Here again the details show many anomalies. The indicators in the ‘automatic exclusion’ too call for some discussion. Owning a motorised two-wheeler, for example, is an inaccurate measure of ‘richness’ considering it could have been given as dowry or bought on credit.
Then the number of rural households with regular salaried job in government is shown as 89.6 lakh, excluding contractual employees such as Anganwadi workers and para teachers. This needs to be compared with the total number of government servants in India, which as per the Labour Ministry is 176 lakh, including all categories. Do we then conclude that the families of more than half of them live in rural areas?
These are my initial reactions. Either the definitions of deprivations are deliberately kept narrow so as to exclude a large number of people, or enumerators have lived upto their past reputation of collusion with the rich. In the process a large number of poor would be denied access to targeted programmes. Government has not been able to eliminate poverty, but it has certainly succeeded in eliminating the poor from its radar.
I will be very happy if I am proved wrong by detailed ground level analysis and verification. If the list is correctly prepared and to the satisfaction of rural people, it can certainly eliminate leakages and errors of inclusion and exclusion, so common in welfare programmes. Let us hope that the process has remained immune to political or local interference and the rich and powerful have not tampered and corrupted the list.

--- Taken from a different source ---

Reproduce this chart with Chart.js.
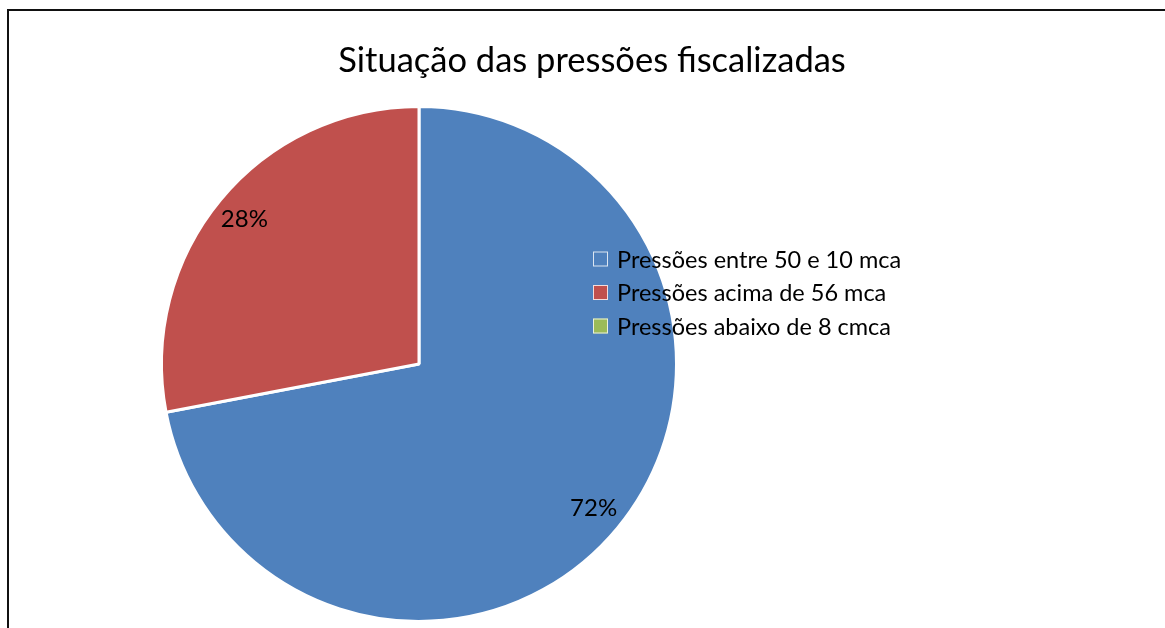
<!DOCTYPE html>
<html>
<head>
<meta charset="utf-8">
<script src="https://cdn.jsdelivr.net/npm/chart.js@4.4.1/dist/chart.umd.min.js"></script>
<style>
  html, body { margin: 0; padding: 0; background: #ffffff; }
  #wrap { position: relative; width: 1165px; height: 628px; overflow: hidden; }
  #frame { position: absolute; left: 7px; top: 9px; width: 1200px; height: 700px;
           border-left: 2px solid #111; border-top: 2px solid #111; box-sizing: border-box; }
  canvas { position: absolute; left: 0; top: 0; }
</style>
</head>
<body>
<div id="wrap">
  <div id="frame"></div>
  <canvas id="c" width="1165" height="628"></canvas>
</div>
<script>
const title = "Situação das pressões fiscalizadas";
const categories = ["Pressões entre 50 e 10 mca", "Pressões acima de 56 mca", "Pressões abaixo de 8 cmca"];
const values = [72, 28, 0];
const colors = ["#4F81BD", "#C0504D", "#9BBB59"];
const FONT = "Lato, 'Open Sans', sans-serif";

const titlePlugin = {
  id: 'customTitle',
  afterDraw(chart) {
    const ctx = chart.ctx;
    ctx.save();
    ctx.font = "34.5px " + FONT;
    ctx.fillStyle = "#000";
    ctx.textAlign = "center";
    ctx.textBaseline = "middle";
    ctx.fillText(title, 592, 61);
    ctx.restore();
  }
};

const legendPlugin = {
  id: 'customLegend',
  afterDraw(chart) {
    const ctx = chart.ctx;
    ctx.save();
    ctx.font = "23.5px " + FONT;
    ctx.textBaseline = "middle";
    ctx.textAlign = "left";
    const x0 = 593, y0 = 259, step = 33.5, box = 15;
    categories.forEach((lab, i) => {
      const y = y0 + i * step;
      ctx.fillStyle = colors[i];
      ctx.fillRect(x0, y - box / 2, box, box);
      ctx.strokeStyle = "rgba(255,255,255,0.8)";
      ctx.lineWidth = 1;
      ctx.strokeRect(x0 + 0.5, y - box / 2 + 0.5, box - 1, box - 1);
      ctx.fillStyle = "#000";
      ctx.fillText(lab, 617, y + 1);
    });
    ctx.restore();
  }
};

const labelPlugin = {
  id: 'sliceLabels',
  afterDatasetsDraw(chart) {
    const ctx = chart.ctx;
    const meta = chart.getDatasetMeta(0);
    const total = values.reduce((a, b) => a + b, 0);
    ctx.save();
    ctx.font = "24px " + FONT;
    ctx.fillStyle = "#000";
    ctx.textAlign = "center";
    ctx.textBaseline = "middle";
    meta.data.forEach((arc, i) => {
      if (!values[i]) return;
      const p = arc.getProps(['x', 'y', 'startAngle', 'endAngle', 'outerRadius'], true);
      const mid = (p.startAngle + p.endAngle) / 2;
      const r = p.outerRadius * 0.88;
      const pct = Math.round(values[i] / total * 100) + "%";
      ctx.fillText(pct, p.x + Math.cos(mid) * r, p.y + Math.sin(mid) * r);
    });
    ctx.restore();
  }
};

new Chart(document.getElementById('c'), {
  type: 'pie',
  data: {
    labels: categories,
    datasets: [{
      data: values,
      backgroundColor: colors,
      borderColor: "#ffffff",
      borderWidth: 3
    }]
  },
  options: {
    responsive: false,
    animation: false,
    layout: { padding: { top: 105, bottom: 5, left: 160, right: 487 } },
    plugins: {
      legend: { display: false },
      title: { display: false },
      tooltip: { enabled: false }
    }
  },
  plugins: [titlePlugin, legendPlugin, labelPlugin]
});
</script>
</body>
</html>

Interestingly, the Ministry of Consumer Affairs, Food and Public Distribution has been pestering the states to revise their list of entitlement for subsidised food as per the SECC results (these were available for many states for the last six months or more) so that they can be entitled to enhanced quota under the Food Security Act. However states are dragging their feet and wish to continue with the old list prepared in 2002 and revised from time to time. Whether it is due to the pressure exerted by the vested interests of the old beneficiaries, or the states doubt the findings of the SECC, which they themselves collected is not known.